The district court applied the Chevron analysis in determining whether the FDA reasonably interpreted the term “drug” in the context of the five-year exclusivity provision. The court held it did. Since the statute does not specifically define “drug” in the “eligibility” clause, it was reasonable for the FDA to interpret “drug” to encompass “drug product” because the eligibility clause refers to “an application submitted under subsection (b) of [§355] for a drug….” Since applications are typically submitted for drug products, not drug substances, interpreting “drug” to refer to “drug product” is a logical conclusion based on this language. The court further explained the interpretation was reasonable distinguishing between the article for which an application is submitted—a finished drug product, and what the agency approves—active ingredients or drug substances contained within a finished drug product. Finally, the court noted the FDA’s appears to define “drug substance” as the equivalent of a single active ingredient. Thus, it is not unreasonable to view “drug product’ as including one or more active ingredients.
Once eligible, the FDA interpreted the bar clause to bar all abbreviated new drug applications (ANDAs) and 505(b)(2) applications referencing that drug product or any later-approved products containing the product’s drug substances, in order to preserve the innovator’s exclusivity to the greatest extent possible. The court found this to be a reasonable interpretation since it was consistent with the intent of the statue to incentivize innovation and improve upon approved drug products. The FDA’s pre-2014 interpretation of “drug,” in both the eligibility and bar clauses, was not arbitrary or capricious. Although policy considerations have now persuaded the FDA to modify its interpretation of the statute, based on the statutory ambiguity, the FDA’s definition was neither unreasonable nor arbitrary and capricious.
The court was not persuaded by Ferring’s argument that even if the FDA’s prior reading of the statute was reasonable, it arbitrarily treated similarly fixed-dose combination drug products differently. Ferring argued
[I]f a single-entity drug product containing a new active ingredient is approved before a fixed-dose combination drug product containing the same active ingredient, both products – the single-entity and the combination – receive the benefit of the five-year NCE exclusivity, but if the order of the approvals had been reversed and the fixed-dose combination drug had been approved just hours before the single-ingredient product, none of the products would have been awarded NCE exclusivity.
The court pointed out that the administrative record indicates that single-entity drug products have been submitted long before (six to 18 months) combination products.

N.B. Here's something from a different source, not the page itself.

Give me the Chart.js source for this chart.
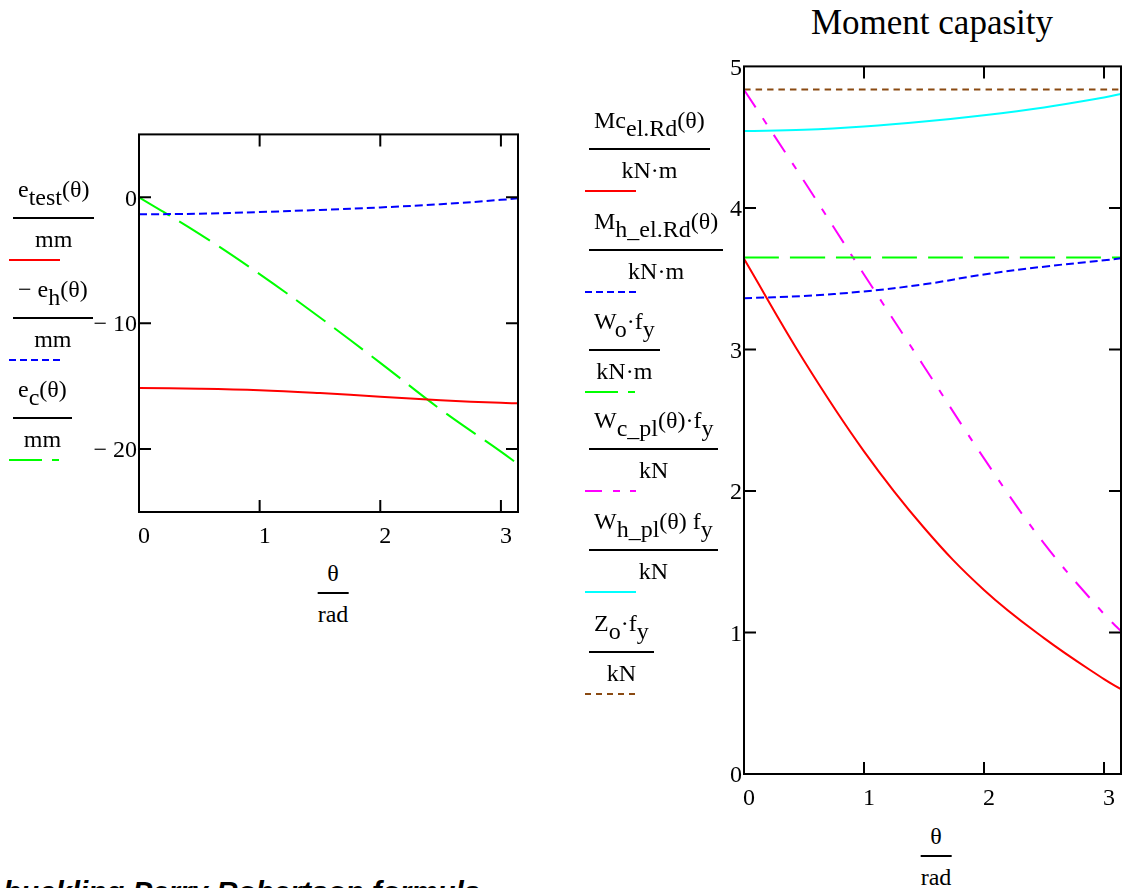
<!DOCTYPE html>
<html>
<head>
<meta charset="utf-8">
<script src="https://cdn.jsdelivr.net/npm/chart.js@4"></script>
<style>
  html, body { margin: 0; padding: 0; background: #fff; }
  body {
    width: 1122px; height: 888px; position: relative; overflow: hidden;
    font-family: "Liberation Serif", "Times New Roman", serif; font-size: 24px; color: #000;
  }
  canvas { position: absolute; }
  .frac { position: absolute; white-space: nowrap; }
  .frac .num { line-height: 26px; padding: 0 5px 15px; border-bottom: 2px solid #000; }
  .frac .den { line-height: 26px; margin-top: 7px; text-align: center; }
  .frac.axt { transform: translateX(-50%); }
  .frac.axt .num { padding: 0 4px 6px; text-align: center; }
  .s { position: relative; top: 8px; }
  .key { position: absolute; line-height: 0; }
  .key svg { display: block; }
  #title { position: absolute; top: 3px; left: 932px; transform: translateX(-50%);
    font-size: 35px; line-height: 40px; white-space: nowrap; }
  #note { position: absolute; left: 3px; top: 877px; font-family: "Liberation Sans", Arial, sans-serif;
    font-weight: bold; font-style: italic; font-size: 29.5px; line-height: 30px; white-space: nowrap; }
</style>
</head>
<body>
<canvas id="ecc" width="468" height="440" style="left:60px; top:118px;"></canvas>
<canvas id="mom" width="442" height="770" style="left:680px; top:50px;"></canvas>
<div id="title">Moment capasity</div>
<div id="note">buckling Perry Robertson formula</div>

<script>
// theta in rad
const theta = [0, 0.5, 1, 1.5, 2, 2.5, 3, Math.PI];
const thetaTicks = [0, 1, 2, 3];

// eccentricities, mm
const eTest = [-15.15, -15.2, -15.32, -15.55, -15.84, -16.12, -16.33, -16.36];
const eHneg = [-1.35, -1.3, -1.17, -1.0, -0.8, -0.55, -0.2, -0.08];
const eC = [0, -2.9, -6.1, -9.55, -13.15, -16.85, -20.2, -21.2];
const eTicks = [-20, -10, 0];

// moment capacities, kN*m
const mcElRd = [3.64, 2.92, 2.28, 1.74, 1.30, 0.96, 0.67, 0.60];
const mhElRd = [3.362, 3.378, 3.41, 3.46, 3.53, 3.585, 3.63, 3.644];
const woFy = 3.65;
const wcPlFy = [4.835, 4.19, 3.53, 2.88, 2.23, 1.63, 1.13, 1.01];
const whPlFy = [4.543, 4.552, 4.575, 4.61, 4.655, 4.71, 4.78, 4.805];
const zoFy = 4.837;
const mTicks = [0, 1, 2, 3, 4, 5];

const pts = ys => theta.map((t, i) => ({ x: t, y: Array.isArray(ys) ? ys[i] : ys }));

const RED = '#ff0000', BLUE = '#0000ff', GREEN = '#00ff00',
      MAGENTA = '#ff00ff', CYAN = '#00ffff', BROWN = '#8a4a12';

// frame with inward tick marks on all four sides
const frame = {
  id: 'frame',
  afterDatasetsDraw(chart) {
    const { ctx, chartArea: a, scales: { x, y } } = chart;
    ctx.save();
    ctx.strokeStyle = '#000';
    ctx.lineWidth = 2;
    ctx.strokeRect(a.left, a.top, a.right - a.left, a.bottom - a.top);
    ctx.beginPath();
    x.ticks.forEach(t => {
      const px = x.getPixelForValue(t.value);
      if (px < a.left + 2 || px > a.right - 2) return;
      ctx.moveTo(px, a.bottom); ctx.lineTo(px, a.bottom - 12);
      ctx.moveTo(px, a.top); ctx.lineTo(px, a.top + 12);
    });
    y.ticks.forEach(t => {
      const py = y.getPixelForValue(t.value);
      if (py < a.top + 2 || py > a.bottom - 2) return;
      ctx.moveTo(a.left, py); ctx.lineTo(a.left + 12, py);
      ctx.moveTo(a.right, py); ctx.lineTo(a.right - 12, py);
    });
    ctx.stroke();
    ctx.restore();
  }
};

const tickFont = { family: 'Liberation Serif', size: 24 };

function makeChart(id, datasets, yMin, yMax, yTicks, yWidth, padRight) {
  return new Chart(document.getElementById(id), {
    type: 'line',
    data: { datasets },
    plugins: [frame],
    options: {
      responsive: false,
      animation: false,
      layout: { padding: { left: 0, right: padRight, top: 10, bottom: 10 } },
      plugins: { legend: { display: false }, tooltip: { enabled: false } },
      elements: {
        point: { radius: 0 },
        line: { borderWidth: 2, tension: 0.4 }
      },
      scales: {
        x: {
          type: 'linear', min: 0, max: Math.PI,
          border: { display: false },
          grid: { display: false, drawTicks: false },
          afterBuildTicks: s => { s.ticks = thetaTicks.map(v => ({ value: v })); },
          afterFit: s => { s.height = 36; },
          ticks: { padding: 10, labelOffset: 5, color: '#000', font: tickFont, autoSkip: false, maxRotation: 0 }
        },
        y: {
          type: 'linear', min: yMin, max: yMax,
          border: { display: false },
          grid: { display: false, drawTicks: false },
          afterBuildTicks: s => { s.ticks = yTicks.map(v => ({ value: v })); },
          afterFit: s => { s.width = yWidth; },
          ticks: {
            padding: 2, labelOffset: 2, color: '#000', font: tickFont, autoSkip: false,
            callback: v => v < 0 ? '\u2212 ' + (-v) : String(v)
          }
        }
      }
    }
  });
}

const eccSeries = [
  { data: pts(eTest), borderColor: RED, key: [],
    num: 'e<span class="s">test</span>(θ)', den: 'mm' },
  { data: pts(eHneg), borderColor: BLUE, borderDash: [8, 4], key: [7, 4],
    num: '\u2212 e<span class="s">h</span>(θ)', den: 'mm' },
  { data: pts(eC), borderColor: GREEN, borderDash: [36, 11], key: [33, 10, 7, 50],
    num: 'e<span class="s">c</span>(θ)', den: 'mm' }
];

const momSeries = [
  { data: pts(mcElRd), borderColor: RED, key: [],
    num: 'Mc<span class="s">el.Rd</span>(θ)', den: 'kN·m' },
  { data: pts(mhElRd), borderColor: BLUE, borderDash: [8, 4], key: [7, 4],
    num: 'M<span class="s">h_el.Rd</span>(θ)', den: 'kN·m' },
  { data: pts(woFy), borderColor: GREEN, borderDash: [35, 11], key: [33, 10, 7, 50],
    num: 'W<span class="s">o</span>·f<span class="s">y</span>', den: 'kN·m' },
  { data: pts(wcPlFy), borderColor: MAGENTA, borderDash: [21, 13, 7, 13], key: [17, 11, 7, 10],
    num: 'W<span class="s">c_pl</span>(θ)·f<span class="s">y</span>', den: 'kN' },
  { data: pts(whPlFy), borderColor: CYAN, key: [],
    num: 'W<span class="s">h_pl</span>(θ) f<span class="s">y</span>', den: 'kN' },
  { data: pts(zoFy), borderColor: BROWN, borderDash: [6.5, 5], key: [6, 5],
    num: 'Z<span class="s">o</span>·f<span class="s">y</span>', den: 'kN' }
];

makeChart('ecc', eccSeries, -25, 5, eTicks, 79, 10);
makeChart('mom', momSeries, 0, 5, mTicks, 64, 1);

// stacked fraction legends with a line sample under each entry
function legend(series, left, bars) {
  series.forEach((s, i) => {
    const bar = bars[i];
    const f = document.createElement('div');
    f.className = 'frac';
    f.style.left = left + 'px';
    f.style.top = (bar - 42) + 'px';
    f.innerHTML = '<div class="num">' + s.num + '</div><div class="den">' + s.den + '</div>';
    document.body.appendChild(f);

    const k = document.createElement('div');
    k.className = 'key';
    k.style.left = (left - 4) + 'px';
    k.style.top = (bar + 40) + 'px';
    const dash = s.key.length ? ' stroke-dasharray="' + s.key.join(' ') + '"' : '';
    k.innerHTML = '<svg width="52" height="4"><line x1="0" y1="2" x2="51" y2="2" stroke="' +
      s.borderColor + '" stroke-width="2"' + dash + '/></svg>';
    document.body.appendChild(k);
  });
}
legend(eccSeries, 13, [218, 318, 418]);
legend(momSeries, 589, [149, 250, 350, 449, 550, 652]);

// axis titles
function axisTitle(cx, bar) {
  const f = document.createElement('div');
  f.className = 'frac axt';
  f.style.left = cx + 'px';
  f.style.top = (bar - 33) + 'px';
  f.innerHTML = '<div class="num">θ</div><div class="den">rad</div>';
  document.body.appendChild(f);
}
axisTitle(333, 593);
axisTitle(936, 856);
</script>
</body>
</html>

Moreover, the facts of the present case are unique because Ferring’s novel active ingredient, sodium picosulfate, is not appropriate for a single-entity form.
Finally, the court declined to decide whether the FDA acted arbitrarily and capriciously by not applying the FDA’s post-2014 reinterpretation retroactively, thereby denying new chemical exclusivity (NCE) for Prepopik. Since neither party submitted ample briefing on the retroactive application of a new interpretation by an agency, the court directed the parties to file renewed motions for summary judgment to more fully address the retroactivity issues.